S3 compatible object storage

In addition to normal S3 files, Mosaic CLI works with S3 compatible object storage files. For Mosaic CLI to function correctly with these files, you will need to pass additional options to mosaic bam, mosaic vcf, and mosaic post. For mosaic bam and mosaic vcf you will need to pass the -e and -p params which are the S3 endpoint URL and S3 profile respectively while for mosaic post just the -e param needs to be passed. In order to use these options correctly, the AWS_ACCESS_KEY_ID and AWS_SECRET_ACCESS_KEY variables must be set in the environement or in the config file and an additional file, ~/.s3cfg, must also exist.

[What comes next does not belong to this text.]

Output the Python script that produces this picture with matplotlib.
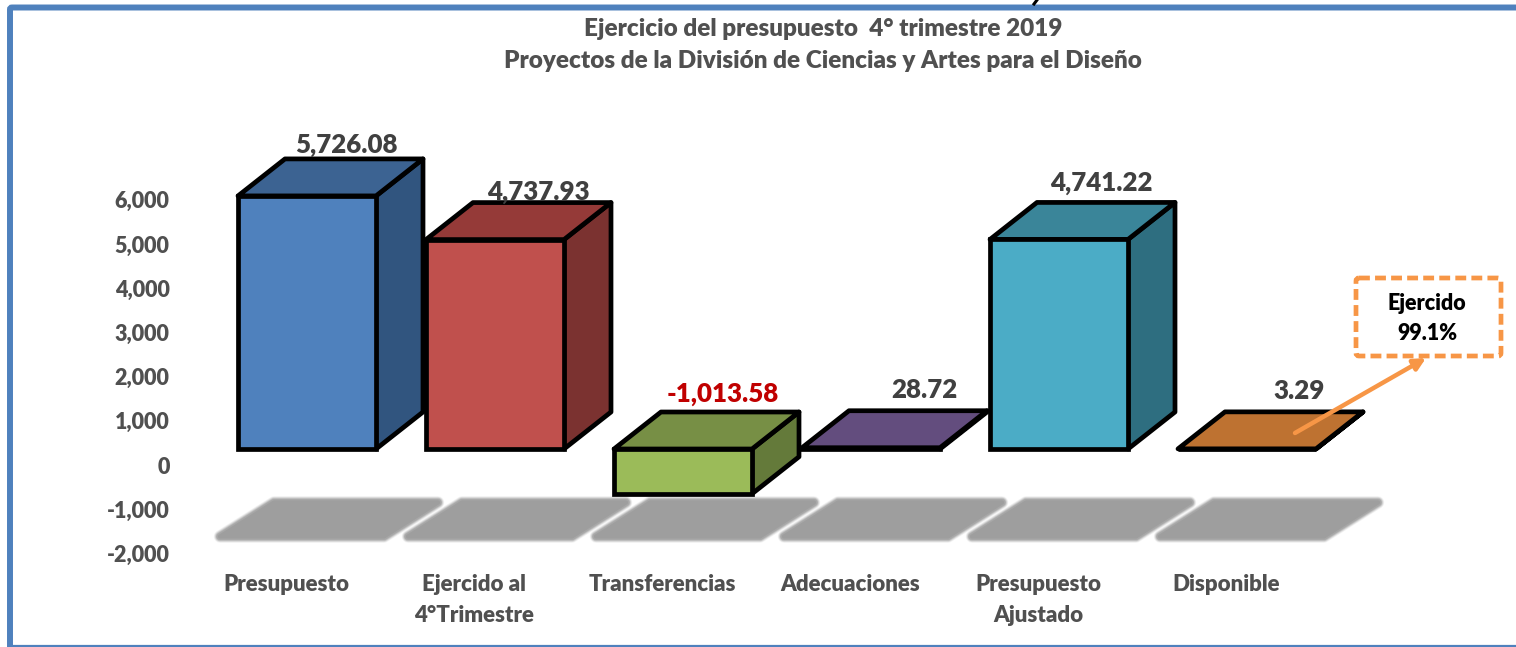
import matplotlib
matplotlib.use('Agg')
import matplotlib.pyplot as plt
from matplotlib.patches import Polygon, FancyBboxPatch
from matplotlib.transforms import ScaledTranslation

plt.rcParams['font.family'] = ['Lato', 'DejaVu Sans']
plt.rcParams['font.weight'] = 800

categories = ['Presupuesto', 'Ejercido al\n4°Trimestre', 'Transferencias',
              'Adecuaciones', 'Presupuesto\nAjustado', 'Disponible']
values = [5726.08, 4737.93, -1013.58, 28.72, 4741.22, 3.29]
value_labels = ['5,726.08', '4,737.93', '-1,013.58', '28.72', '4,741.22', '3.29']
y_ticks = [6000, 5000, 4000, 3000, 2000, 1000, 0, -1000, -2000]
y_tick_labels = ['6,000', '5,000', '4,000', '3,000', '2,000', '1,000', '0', '-1,000', '-2,000']
front_colors = ['#4F81BD', '#C0504D', '#9BBB59', '#8064A2', '#4BACC6', '#F79646']
top_colors = ['#3C6392', '#953A38', '#778F45', '#634D7E', '#3A8599', '#BE7231']
side_colors = ['#31557F', '#7B3230', '#647A3A', '#523F68', '#2E6E80', '#9C5E28']
label_colors = ['#404040', '#404040', '#C00000', '#404040', '#404040', '#404040']
# pixel offset of each value label from the front centre of the bar top
label_offsets = [(39, 51), (43, 48), (40, 55), (53, 58), (42, 56), (52, 58)]

W, H = 1516, 647
PX_X = 188.0     # pixels per category
PX_Y = 0.0442    # pixels per unit
BAR_W = 138 / PX_X
DEPTH_X = 47 / PX_X
DEPTH_Y = 37 / PX_Y
TEXT = '#505050'

fig = plt.figure(figsize=(W / 100, H / 100), dpi=100, facecolor='white')

# outer frame, open to the right and cut by the bottom of the picture
frame = fig.add_axes([0, 0, 1, 1])
frame.set_xlim(0, W)
frame.set_ylim(H, 0)
frame.axis('off')
frame.add_patch(FancyBboxPatch((10, 7.5), W + 40, H + 40, boxstyle='round,pad=0,rounding_size=2',
                               fc='white', ec='#4F81BD', lw=4.3))
frame.plot([10, W], [646, 646], color='#4F81BD', lw=1.6)
# sliver of a heading cut off by the top of the picture
frame.plot([1037, 1034], [0, 4], color='black', lw=2.2)

# plot area: 180..1400 px, 130..570 px, value 0 at 449 px
left, right, top, bottom = 180, 1400, 130, 570
ax = fig.add_axes([left / W, 1 - bottom / H, (right - left) / W, (bottom - top) / H])
ax.patch.set_alpha(0)
ax.set_xlim((left - 307) / PX_X, (right - 307) / PX_X)
ax.set_ylim((449 - bottom) / PX_Y, (449 - top) / PX_Y)
for s in ax.spines.values():
    s.set_visible(False)

# tick labels sit lower and further left than the front plane of the bars
ax.set_yticks(y_ticks, y_tick_labels)
ax.tick_params(axis='y', length=0, pad=7.5, labelsize=15.5, labelcolor=TEXT)
shift = ScaledTranslation(0, -16 / 100, fig.dpi_scale_trans)
for lab in ax.get_yticklabels():
    lab.set_transform(lab.get_transform() + shift)

ax.set_xticks(range(len(categories)), categories)
ax.tick_params(axis='x', length=0, pad=3.2, labelsize=16, labelcolor=TEXT)
shift_x = ScaledTranslation(-21 / 100, 0, fig.dpi_scale_trans)
for lab in ax.get_xticklabels():
    lab.set_transform(lab.get_transform() + shift_x)
    lab.set_linespacing(1.55)

# soft floor shadows: an inset core with wide faint round strokes around it
shadow_top, shadow_bottom = -1210, -1980
for i in range(len(categories)):
    x0 = i - 87 / PX_X
    pts = [(x0, shadow_bottom), (x0 + 54 / PX_X, shadow_top),
           (x0 + 218 / PX_X, shadow_top), (x0 + 164 / PX_X, shadow_bottom)]
    for lw, alpha in [(9, 0.12), (8, 0.2), (7, 0.3), (6, 0.45), (5, 0.6), (3, 1)]:
        ax.add_patch(Polygon(pts, closed=True, fc='#9E9E9E', ec='#9E9E9E', lw=lw,
                             alpha=alpha, joinstyle='round', zorder=1))

# bars: front from the library, top and side faces derived from the value
for i, v in enumerate(values):
    z = 2 + i
    x0 = i - BAR_W / 2
    x1 = i + BAR_W / 2
    hi = max(v, 0)
    lo = min(v, 0)
    edge = dict(ec='black', lw=3.4, joinstyle='round', zorder=z)
    ax.add_patch(Polygon([(x1, lo), (x1 + DEPTH_X, lo + DEPTH_Y), (x1 + DEPTH_X, hi + DEPTH_Y), (x1, hi)],
                         closed=True, fc=side_colors[i], **edge))
    ax.add_patch(Polygon([(x0, hi), (x0 + DEPTH_X, hi + DEPTH_Y), (x1 + DEPTH_X, hi + DEPTH_Y), (x1, hi)],
                         closed=True, fc=top_colors[i], **edge))
    ax.bar(i, v, width=BAR_W, color=front_colors[i], edgecolor='black', linewidth=3.4, zorder=z)
    ax.annotate(value_labels[i], (i, hi), xytext=(label_offsets[i][0] * 0.72, label_offsets[i][1] * 0.72),
                textcoords='offset points', ha='center', va='center', fontsize=18.6,
                color=label_colors[i], zorder=20)

# title and callout live in pixel space
frame2 = fig.add_axes([0, 0, 1, 1])
frame2.set_xlim(0, W)
frame2.set_ylim(H, 0)
frame2.axis('off')
frame2.patch.set_alpha(0)
frame2.text(823, 29, 'Ejercicio del presupuesto  4° trimestre 2019', ha='center', va='center',
            fontsize=17.5, color=TEXT)
frame2.text(823, 61, 'Proyectos de la División de Ciencias y Artes para el Diseño', ha='center', va='center',
            fontsize=17.5, color=TEXT)
frame2.add_patch(FancyBboxPatch((1356, 278), 145, 78, boxstyle='round,pad=0,rounding_size=3', fc='white',
                                ec='#F79646', lw=3.4, ls=(0, (2.3, 1.1))))
frame2.text(1427, 304, 'Ejercido', ha='center', va='center', fontsize=15.5, color='black')
frame2.text(1427, 333, '99.1%', ha='center', va='center', fontsize=15.5, color='black')
frame2.annotate('', xy=(1426, 358), xytext=(1295, 433),
                arrowprops=dict(arrowstyle='-|>,head_width=0.35,head_length=0.7', color='#F79646', lw=3.2,
                                shrinkA=0, shrinkB=0))

fig.savefig('out.png', dpi=100)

The .s3cfg file should be formatted as shown below:

[test_profile]
access_key = ****
secret_key = ****
host_base = https://test.com/

In this case, the -e option would be https://test.com/ and the -p option would be test_profile

Example:

export MOSAIC_URL=https://0.0.0.0:3000/
export MOSAIC_TOKEN=authtoken123
export AWS_ACCESS_KEY_ID=test123
export AWS_SECRET_ACCESS_KEY=test123
mosaic init test_project
mosaic bam -r 37 -e https://test.com/ -p test_profile sample_id https://test.com/file.bam
mosaic gather .
mosaic post -e https://test.com/ -i project_id gathered.mosaic.json.gz

Experiments

The CLI allows users to create experiments for a project by using the mosiac experiment command. This will return an experiment's ID which you can then use in mosaic bam and mosaic vcf with the -x parameter. An example is below

EXP_ID=$(mosaic experiment 1 test-experiment | cut -d ' ' -f 2)
mosaic bam -x $EXP_ID sample_id bam_url

Dependencies

You need at least samtools and bcftools executables, which the CLI calls out to. You will also need htslib version 1.10 which is used by mosdepth.

If you're dealing with S3 files, you need the aws executable as well.

Building from source (for dev team)

  1. Build our local fork of mosdepth. Move the binary to bin/mosdepth.
  2. Run go generate. This will cause fileb0x to produce a static folder. If this step does not work, you might need to update Go. Try a version >= go1.13.
  3. Run go build. This will produce a mosaic executable.